In your submission, please include answers to any questions asked on the assignment page, as well as the questions listed below, in your README file. If you wrote code as part of this assignment, please describe your design, approach, and implementation in a separate document prepared using a word processor or typesetting program such as LaTeX. This document should include specific instructions on how to build and run your code, and a description of each code module or function that you created suitable for re-use by a colleague. In your README, please include answers to the following questions:
  • Describe what you did, how you did it, what challenges you encountered, and how you solved them.
  • Please answer any questions found throughout the narrative of this assignment.
  • If collaboration with a buddy was permitted, did you work with a buddy on this assignment? If so, who? If not, do you certify that this submission represents your own original work?
  • Please identify any and all portions of your submission that were not originally written by you (for example, code originally written by your buddy, or anything taken or adapted from a non-classroom resource).
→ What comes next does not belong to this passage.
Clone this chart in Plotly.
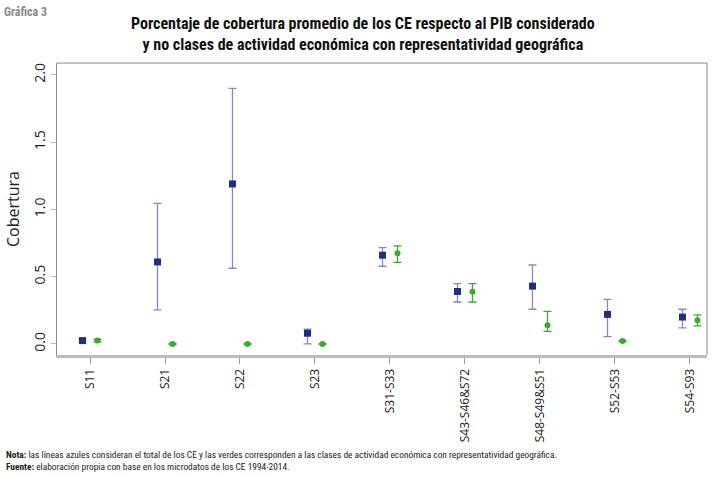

It is always OK to use your textbook and instructor notes; however, you are certifying that any portions not designated as coming from an outside person or source are your own original work.
  • Approximately how many hours it took you to finish this assignment (I will not judge you for this at all...I am simply using it to gauge if the assignments are too easy or hard)?
  • Your overall impression of the assignment. Did you love it, hate it, or were you neutral? One word answers are fine, but if you have any suggestions for the future let me know.
  • Using the grading specifications on this page, discuss briefly the grade you would give yourself and why. Discuss each item in the grading specification.
  • Any other concerns that you have. For instance, if you have a bug that you were unable to solve but you made progress, write that here. The more you articulate the problem the more partial credit you will receive (it is fine to leave this blank).

Assignment Rubric

Description Pre-Emerging (< 50%) Beginning (50%) Progressing (85%) Proficient (100%)
Implementation (30%) Produces a basic HMM implementation with partial functionality. Implements forward and backward correctly for toy data. Implements Viterbi decoding and validates against known examples. Delivers a complete HMM class with solid structure, correctness, and documentation.
Algorithmic Correctness and Reasoning (30%) Provides code that executes without major errors. Explains algorithmic choices with test examples. Validates correctness with consistency checks and detailed reasoning. Provides thorough justification, comparison with library methods, and edge case analysis.
Code Quality and Documentation (20%) Code runs with basic comments. Uses structured code and brief docstrings. Clear naming, modular structure, and good commenting. High-quality, well-tested, and well-documented code with interpretable outputs.
Analysis and Interpretation (10%) Describes model behavior superficially. Explains transition and emission patterns. Connects parameters to sequence behavior and interpretability. Provides insightful discussion of results, biases, and improvements.
Submission Completeness (10%) Provides partial artifacts. Includes required files and brief report. Includes runnable code, report, and clear plots. Fully reproducible with documentation and reflection.

Please refer to the Style Guide for code quality examples and guidelines.